With a projected deficit of $6 million for next year, Bethel University faces tough decisions for decreasing its expenses.
By Alayna Hoy
On Jan. 17, Bethel administration announced a projected budget shortfall of approximately $6 million for next year. In the weeks following the announcement, Bethel employees have begun the process of deciding how to cut expenses and increase funding in order to eliminate the deficit.
One way Bethel can decrease the deficit is by increasing enrollment, a difficult task in the current higher education climate, which has seen enrollment decreasing for many universities.
On Feb. 19, Bethel’s communications department released an article detailing Bethel Foundation- sponsored initiatives to increase enrollment and affordability. They’re funding tactics such as reserved parking spots for prospective students, a new eight-person golf cart and iPads in the admissions office by giving Strategic Growth Awards to faculty and staff with ideas to grow Bethel.

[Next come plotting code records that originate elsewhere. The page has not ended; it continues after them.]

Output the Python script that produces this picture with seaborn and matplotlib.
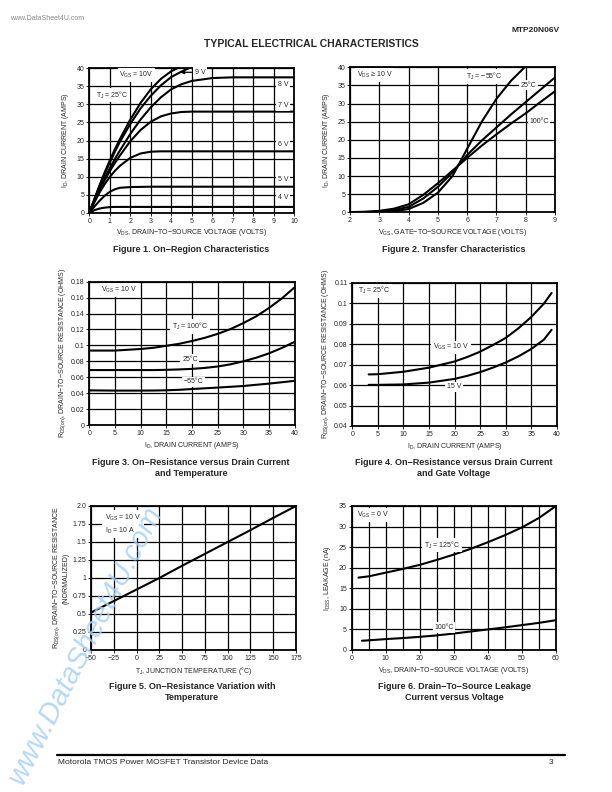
import numpy as np
import pandas as pd
import matplotlib
matplotlib.use("Agg")
import matplotlib.pyplot as plt
from matplotlib.lines import Line2D
import seaborn as sns

# ---- Figure 1: on-region characteristics (ID vs VDS for several VGS)
ON_VDS = [0, 0.25, 0.5, 0.75, 1, 1.25, 1.5, 2, 2.5, 3, 3.5, 4, 4.5, 5, 6, 7, 8, 10]
ON_VGS_LABELS = ["10 V", "9 V", "8 V", "7 V", "6 V", "5 V", "4 V"]
ON_ID_10V = [0, 3.8, 7.6, 11.2, 14.5, 17.6, 20.5, 25.8, 30.4, 34.2, 37.1, 39.2, 40.6, None, None, None, None, None]
ON_ID_9V = [0, 3.7, 7.3, 10.7, 13.9, 16.9, 19.7, 24.6, 28.9, 32.4, 35.3, 37.6, 39.1, 40.4, None, None, None, None]
ON_ID_8V = [0, 3.4, 6.6, 9.6, 12.3, 14.9, 17.3, 21.8, 25.8, 29.2, 32.0, 34.2, 35.6, 36.5, 37.3, 37.5, 37.5, 37.5]
ON_ID_7V = [0, 3.3, 6.3, 9.0, 11.5, 13.8, 15.9, 19.8, 22.9, 25.2, 26.7, 27.5, 27.9, 28.0, 28.0, 28.0, 28.0, 28.0]
ON_ID_6V = [0, 2.9, 5.6, 7.9, 9.9, 11.6, 13.0, 15.2, 16.4, 16.9, 17.0, 17.0, 17.0, 17.0, 17.0, 17.0, 17.0, 17.0]
ON_ID_5V = [0, 1.7, 3.3, 4.7, 5.8, 6.5, 6.9, 7.1, 7.15, 7.2, 7.2, 7.2, 7.2, 7.2, 7.2, 7.2, 7.2, 7.2]
ON_ID_4V = [0, 0.7, 1.15, 1.4, 1.55, 1.6, 1.6, 1.6, 1.6, 1.6, 1.6, 1.6, 1.6, 1.6, 1.6, 1.6, 1.6, 1.6]

# ---- Figure 2: transfer characteristics
TR_VGS = [2, 2.5, 3, 3.5, 4, 4.5, 5, 5.5, 6, 6.5, 7, 7.5, 8, 8.5, 9]
TR_ID_M55 = [0, 0.02, 0.1, 0.3, 0.9, 2.6, 5.4, 10.0, 17.5, 25.0, 31.3, 36.3, 40.3, None, None]
TR_ID_25 = [0, 0.05, 0.2, 0.6, 1.5, 3.8, 7.0, 11.0, 15.8, 19.8, 23.4, 27.0, 30.4, 33.8, 37.2]
TR_ID_100 = [0.05, 0.15, 0.4, 1.0, 2.2, 4.8, 8.0, 11.5, 15.0, 18.4, 21.5, 24.5, 27.3, 30.4, 33.4]

# ---- Figure 3: on-resistance vs drain current and temperature
RT_ID = [0, 5, 10, 12.5, 15, 17.5, 20, 22.5, 25, 27.5, 30, 32.5, 35, 37.5, 40]
RT_R_100 = [0.0935, 0.0935, 0.0955, 0.097, 0.0995, 0.102, 0.1055, 0.1095, 0.1145, 0.1205, 0.128, 0.1365, 0.147, 0.159, 0.173]
RT_R_25 = [0.069, 0.069, 0.069, 0.069, 0.0693, 0.0698, 0.0705, 0.0717, 0.0735, 0.0762, 0.080, 0.0845, 0.090, 0.0968, 0.1045]
RT_R_M55 = [0.0435, 0.0432, 0.0432, 0.0433, 0.0436, 0.0442, 0.0452, 0.0461, 0.047, 0.048, 0.049, 0.0505, 0.052, 0.0537, 0.0555]

# ---- Figure 4: on-resistance vs drain current and gate voltage
RG_ID = [3.2, 5, 10, 15, 20, 22.5, 25, 27.5, 30, 32.5, 35, 37.5, 39]
RG_R_10V = [0.0652, 0.0653, 0.0665, 0.0685, 0.0715, 0.0737, 0.0763, 0.0795, 0.0830, 0.0877, 0.0932, 0.0998, 0.1050]
RG_R_15V = [0.0601, 0.0601, 0.0603, 0.0612, 0.0630, 0.0645, 0.0663, 0.0685, 0.0710, 0.0740, 0.0776, 0.0822, 0.0870]

# ---- Figure 5: normalized on-resistance vs temperature
NT_TJ = [-50, -25, 0, 25, 50, 75, 100, 125, 150, 175]
NT_R = [0.52, 0.68, 0.84, 1.0, 1.17, 1.335, 1.5, 1.665, 1.835, 2.0]

# ---- Figure 6: drain-to-source leakage
LK_VDS_125 = [2, 5, 10, 15, 20, 25, 30, 35, 40, 45, 50, 55, 60]
LK_I_125 = [17.6, 17.9, 18.8, 19.7, 20.7, 21.9, 23.2, 24.6, 26.2, 27.9, 29.8, 32.1, 35.0]
LK_VDS_100 = [3, 5, 10, 15, 20, 25, 30, 35, 40, 45, 50, 55, 60]
LK_I_100 = [2.25, 2.35, 2.65, 2.9, 3.2, 3.55, 4.0, 4.5, 5.0, 5.5, 6.05, 6.6, 7.25]

W, H = 612, 792

sns.set_style("white")
plt.rcParams["font.family"] = ["Liberation Sans", "DejaVu Sans"]
plt.rcParams["mathtext.fontset"] = "custom"
plt.rcParams["mathtext.rm"] = "Liberation Sans"
plt.rcParams["mathtext.it"] = "Liberation Sans"
plt.rcParams["axes.unicode_minus"] = True

fig = plt.figure(figsize=(W / 100, H / 100), dpi=100)


def px_axes(l, t, r, b):
    return fig.add_axes([l / W, 1 - b / H, (r - l) / W, (b - t) / H])


def ptext(x, y, s, **kw):
    fig.text(x / W, 1 - y / H, s, **kw)


def style(ax, xlim, ylim, xmaj, ymaj, xmin, ymin, xlabels=None, ylabels=None):
    ax.set_xlim(*xlim)
    ax.set_ylim(*ylim)
    ax.set_xticks(xmaj)
    ax.set_yticks(ymaj)
    ax.set_xticks(xmin, minor=True)
    ax.set_yticks(ymin, minor=True)
    if xlabels is not None:
        ax.set_xticklabels(xlabels)
    if ylabels is not None:
        ax.set_yticklabels(ylabels)
    ax.grid(True, which="both", color="black", linewidth=0.9)
    ax.set_axisbelow(True)
    for sp in ax.spines.values():
        sp.set_linewidth(1.3)
        sp.set_color("black")
    ax.tick_params(which="major", direction="out", length=2, width=0.7,
                   labelsize=5, pad=1.5, bottom=True, left=True)
    ax.tick_params(which="minor", length=0)


def curve(ax, x, y):
    d = pd.DataFrame({"x": x, "y": pd.to_numeric(pd.Series(y), errors="coerce")}).dropna()
    sns.lineplot(data=d, x="x", y="y", ax=ax, color="black", linewidth=1.5,
                 estimator=None, sort=False)
    ax.set_xlabel("")
    ax.set_ylabel("")


def label(ax, x, y, s, ha="center"):
    ax.text(x, y, s, fontsize=5, ha=ha, va="center", zorder=4,
            bbox=dict(facecolor="white", edgecolor="none", pad=1.2))


box = dict(facecolor="white", edgecolor="none", pad=1.2)

# ---------------- Figure 1
ax1 = px_axes(89.3, 68.3, 294.3, 212.7)
for ys in [ON_ID_10V, ON_ID_9V, ON_ID_8V, ON_ID_7V, ON_ID_6V, ON_ID_5V, ON_ID_4V]:
    curve(ax1, ON_VDS, ys)
style(ax1, (0, 10), (0, 40), range(0, 11), range(0, 41, 5), [], [])
label(ax1, 2.3, 38.2, r"V$_{\mathrm{GS}}$ = 10V")
label(ax1, 1.1, 32.6, r"T$_{\mathrm{J}}$ = 25°C")
ax1.annotate("9 V", xy=(4.42, 38.9), xytext=(5.15, 38.9), fontsize=5, ha="left", va="center",
             bbox=box, arrowprops=dict(arrowstyle="-|>,head_length=0.45,head_width=0.2",
                                       color="black", lw=0.9, shrinkA=1, shrinkB=0))
for s, yv in zip(ON_VGS_LABELS[2:], [35.6, 29.6, 19.0, 9.2, 4.2]):
    label(ax1, 9.45, yv, s)
ax1.set_xlabel(r"V$_{\mathrm{DS}}$, DRAIN−TO−SOURCE VOLTAGE (VOLTS)", fontsize=5, labelpad=2)
ax1.set_ylabel(r"I$_{\mathrm{D}}$, DRAIN CURRENT (AMPS)", fontsize=5, labelpad=4)

# ---------------- Figure 2
ax2 = px_axes(350, 67.3, 555, 212.3)
for ys in [TR_ID_M55, TR_ID_25, TR_ID_100]:
    curve(ax2, TR_VGS, ys)
style(ax2, (2, 9), (0, 40), range(2, 10), range(0, 41, 5), [], [])
label(ax2, 2.85, 37.9, r"V$_{\mathrm{DS}}$ ≥ 10 V")
label(ax2, 6.6, 37.4, r"T$_{\mathrm{J}}$ = −55°C")
label(ax2, 8.1, 35.1, "25°C")
label(ax2, 8.45, 25.0, "100°C")
ax2.set_xlabel(r"V$_{\mathrm{GS}}$, GATE−TO−SOURCE VOLTAGE (VOLTS)", fontsize=5, labelpad=2)
ax2.set_ylabel(r"I$_{\mathrm{D}}$, DRAIN CURRENT (AMPS)", fontsize=5, labelpad=4)

# ---------------- Figure 3
ax3 = px_axes(89.3, 281.7, 294.7, 425)
for ys in [RT_R_100, RT_R_25, RT_R_M55]:
    curve(ax3, RT_ID, ys)
style(ax3, (0, 40), (0, 0.18), range(0, 41, 5), np.arange(0, 0.181, 0.02), [], [],
      ylabels=["0", "0.02", "0.04", "0.06", "0.08", "0.1", "0.12", "0.14", "0.16", "0.18"])
label(ax3, 5.8, 0.1695, r"V$_{\mathrm{GS}}$ = 10 V")
label(ax3, 19.6, 0.1235, r"T$_{\mathrm{J}}$ = 100°C")
label(ax3, 19.6, 0.0825, "25°C")
label(ax3, 20.2, 0.0544, "−55°C")
ax3.set_xlabel(r"I$_{\mathrm{D}}$, DRAIN CURRENT (AMPS)", fontsize=5, labelpad=2)
ax3.set_ylabel(r"R$_{\mathrm{DS(on)}}$, DRAIN−TO−SOURCE RESISTANCE (OHMS)", fontsize=5, labelpad=2)

# ---------------- Figure 4
ax4 = px_axes(352.3, 282.7, 556.7, 426)
for ys in [RG_R_10V, RG_R_15V]:
    curve(ax4, RG_ID, ys)
style(ax4, (0, 40), (0.04, 0.11), range(0, 41, 5), np.arange(0.04, 0.1101, 0.01), [], [],
      ylabels=["0.04", "0.05", "0.06", "0.07", "0.08", "0.09", "0.1", "0.11"])
label(ax4, 4.3, 0.106, r"T$_{\mathrm{J}}$ = 25°C")
label(ax4, 19.3, 0.0784, r"V$_{\mathrm{GS}}$ = 10 V")
label(ax4, 19.9, 0.0592, "15 V")
ax4.set_xlabel(r"I$_{\mathrm{D}}$, DRAIN CURRENT (AMPS)", fontsize=5, labelpad=2)
ax4.set_ylabel(r"R$_{\mathrm{DS(on)}}$, DRAIN−TO−SOURCE RESISTANCE (OHMS)", fontsize=5, labelpad=2)

# ---------------- Figure 5
ax5 = px_axes(91, 506, 296, 650)
curve(ax5, NT_TJ, NT_R)
style(ax5, (-50, 175), (0, 2.0), range(-50, 176, 25), np.arange(0, 2.01, 0.25), [], [],
      xlabels=["−50", "−25", "0", "25", "50", "75", "100", "125", "150", "175"],
      ylabels=["0", "0.25", "0.5", "0.75", "1", "1.25", "1.5", "1.75", "2.0"])
ax5.text(-35, 1.745, "V$_{\\mathrm{GS}}$ = 10 V\nI$_{\\mathrm{D}}$ = 10 A", fontsize=5,
         ha="left", va="center", zorder=4, linespacing=1.3,
         bbox=dict(facecolor="white", edgecolor="none", pad=2))
ax5.set_xlabel(r"T$_{\mathrm{J}}$, JUNCTION TEMPERATURE (°C)", fontsize=5, labelpad=2)
ax5.set_ylabel("R$_{\\mathrm{DS(on)}}$, DRAIN−TO−SOURCE RESISTANCE\n(NORMALIZED)",
               fontsize=5, labelpad=2, linespacing=1.1)

# ---------------- Figure 6
ax6 = px_axes(351.7, 506, 556, 650)
curve(ax6, LK_VDS_125, LK_I_125)
curve(ax6, LK_VDS_100, LK_I_100)
style(ax6, (0, 60), (0, 35), range(0, 61, 10), range(0, 36, 5), range(5, 60, 10), [])
label(ax6, 6.2, 32.8, r"V$_{\mathrm{GS}}$ = 0 V")
label(ax6, 26.6, 25.5, r"T$_{\mathrm{J}}$ = 125°C")
label(ax6, 27.1, 5.5, "100°C")
ax6.set_xlabel(r"V$_{\mathrm{DS}}$, DRAIN−TO−SOURCE VOLTAGE (VOLTS)", fontsize=5, labelpad=2)
ax6.set_ylabel(r"I$_{\mathrm{DSS}}$, LEAKAGE (nA)", fontsize=5, labelpad=4)

# ---------------- captions and page text
cap = dict(fontsize=6.5, fontweight="bold", ha="center", va="center", linespacing=1.25)
ptext(191, 249, "Figure 1. On−Region Characteristics", **cap)
ptext(454, 249, "Figure 2. Transfer Characteristics", **cap)
ptext(191, 468, "Figure 3. On−Resistance versus Drain Current\nand Temperature", **cap)
ptext(454, 468, "Figure 4. On−Resistance versus Drain Current\nand Gate Voltage", **cap)
ptext(192, 692, "Figure 5. On−Resistance Variation with\nTemperature", **cap)
ptext(454, 692, "Figure 6. Drain−To−Source Leakage\nCurrent versus Voltage", **cap)

ptext(311, 44, "TYPICAL ELECTRICAL CHARACTERISTICS", fontsize=7.5, fontweight="bold",
      ha="center", va="center")
ptext(560, 30, "MTP20N06V", fontsize=6, fontweight="bold", ha="right", va="center")
ptext(10, 18, "www.DataSheet4U.com", fontsize=5, color="#888888", ha="left", va="center")

fig.add_artist(Line2D([57 / W, 565 / W], [1 - 755 / H, 1 - 755 / H], color="black", linewidth=1.6))
ptext(58, 762, "Motorola TMOS Power MOSFET Transistor Device Data", fontsize=6, ha="left", va="center")
ptext(553, 762, "3", fontsize=6, ha="right", va="center")

ptext(85, 645, "www.DataSheet4U.com", fontsize=21, style="italic", color="#a9d1f7",
      alpha=0.85, rotation=63, rotation_mode="anchor", ha="center", va="center", zorder=10)

fig.savefig("out.png", dpi=100, facecolor="white")
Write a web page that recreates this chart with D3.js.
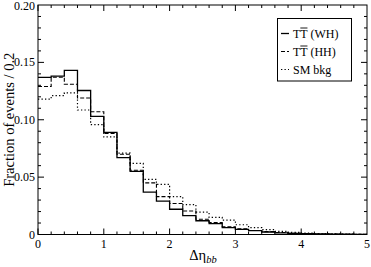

Still, administration does not expect an increase in enrollment big enough to solve the budget problem. Certain expenses will have to be eliminated to balance Bethel’s budget. Bethel’s Executive Vice President and Provost Deb Harless said hard decisions will be made that will impact the jobs the some employees.
Associate theater professor and faculty senator Brent Adams said faculty members are frustrated about having to justify their existence, especially since they did not cause the budget problems in the first place. He notes that administration has largely avoided assuming responsibility for the shortfall.
“From the faculty I’ve spoken to, this is a significant concern,” Adams said. “If there isn’t a clear accounting for the mistakes that have been made, what’s to keep us from ending up right back here again?”
Already, a temporary salary freeze for all Bethel faculty, staff and administration has been issued for next year. Staff positions will be cut, and faculty positions may be next. Currently, Harless is collaborating with faculty leaders to decide how working groups will find budget solutions within academic programs, which will likely involve making expense cuts.
“I think the perspective of most faculty is that our work is a vital part of the product of the university,” Adams said. “It seems counterproductive to try to increase enrollment and revenue while cutting away at the primary means for generating it.”
Several students and alumni would agree. On Feb. 27, English literature and writing graduate Kelsey Widman began a Facebook group message to support Bethel faculty through the budget shortfall. Widman asked students and alumni to email Bethel’s board of trustees by March 1 with stories of how faculty have impacted their lives.
A sample email template, prepared by Widman and attached to the Facebook message, asks the board of trustees, “to hold the administration accountable for the current financial situation, and to seek solutions for the shortfall that do not erode the teaching that must be the core of a thriving university.”
In two days, Widman’s message group grew to 94 members, several of whom confirmed their plans to follow Widman’s advice and advocate for faculty.
“If faculty bears the brunt of the shortfall, fewer students will have the opportunity for the kinds of life-giving connections that shaped me,” Widman said. “Despite the best efforts of the faculty those time and emotional resources just won’t be there.”
In addition to these potential challenges, students may eventually face an increase in tuition. Harless said in past years Bethel has increased tuition to match increasing expenses, and similar raises may need to occur in the future. However, according to Harless, administration does not intend to raise tuition as the primary way of addressing Bethel’s current budget problems.
Though difficult decisions need to be made, hope still remains.
“I am encouraged by the hard work that faculty and staff are doing to bring forward new programs, services and processes that have the potential to positively impact our new student enrollment and retention of students,” Harless said. “I also believe that God has more work for us to do in preparing our students to serve in ways that matter for God’s kingdom.”
Looking ahead some faculty, such as Adams, share a similar outlook.
“The hope I hear in some circles is that Bethel will come out of this course-correcting process better and stronger,” Adams said. “I am praying to this end, and hoping that this hope will be justified.”